Here is a conversation between me and my boss this past week and half (notice all my green texts are on different days). I’ve been coming in to work late because I’ve found it’s becoming harder to care and I’m losing some respect for the job. I feel like there’s some bigger things for me to do out there, so it becomes more and more difficult to do the repetitive task of putting in worker’s time sheets into a database (my job).
I talked this over with my Food Addicts sponsor.
She asked me, “Did you commit to your job that you would come in on time?”.
I replied “Yes”.
She explained, “Well if you committed to that, then you should honor that commitment. If you’re breaking promises with your job, you’re probably breaking promises in other areas of your life and giving excuses as to why you’re not doing what you committed to doing.”
She said this to me this morning and I’ve been thinking of this all day today! Thinking of all the little things I’ve committed to myself and others that haven’t gotten done. That is unacceptable to me. I realize that I have gotten into the habit of saying “yes” when I do not want to, or when it wouldn’t fit with my schedule, all for the sake of pleasing people and appearing cooperative. “No” is becoming a must if I want to be productive.

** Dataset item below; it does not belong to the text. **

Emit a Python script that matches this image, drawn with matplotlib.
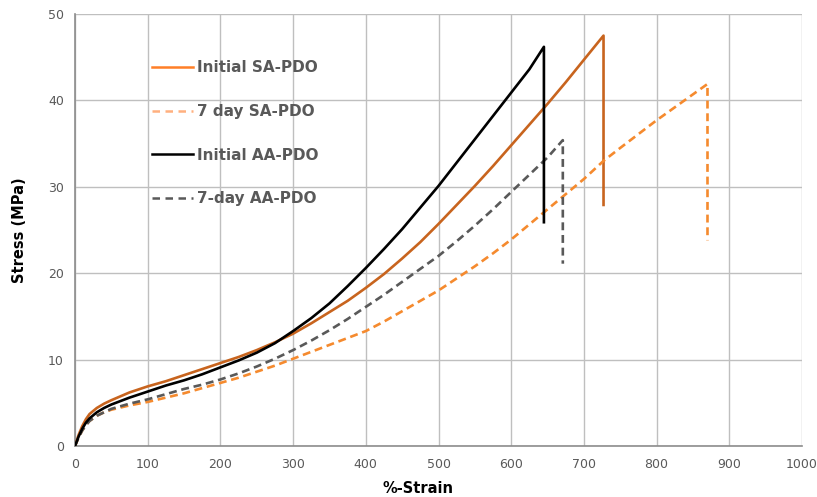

Perhaps the several jobs I’ve had have conditioned me to do this. When there is something I do not want to do I feel as though I have to say “yes” or I might be fired. The idea of being fired doesn’t bother me like it used to though now. I truly feel as though I have the support of the universe behind me, so whatever happens I feel it will be OK. I’m getting used to trusting the universe.
As weird as this may sound I’m very thankful for this job (that I’m caring less about lol) . They pay me more than I’ve ever made, and the people that work there are great people. They provided me with structure that I wasn’t willing to provide for myself and they handle all the marketing and sales. Lately, I’ve actually been thankful that I didn’t get all the money and freedom I wanted sooner. If I had gotten everything I asked for earlier I might have eaten myself out of here!
I want to practice radical honesty and integrity in all that I do. When I say something, I mean it. This means scaling back some commitments or dropping them altogether and getting used to saying “no” in order to focus on the things I do want to do.
Are there promises you’re breaking? When you commit to getting something done, do you do it? Are there excuses that follow your broken commitments? Are you aware of what this does to people’s trust in you? Do you trust yourself?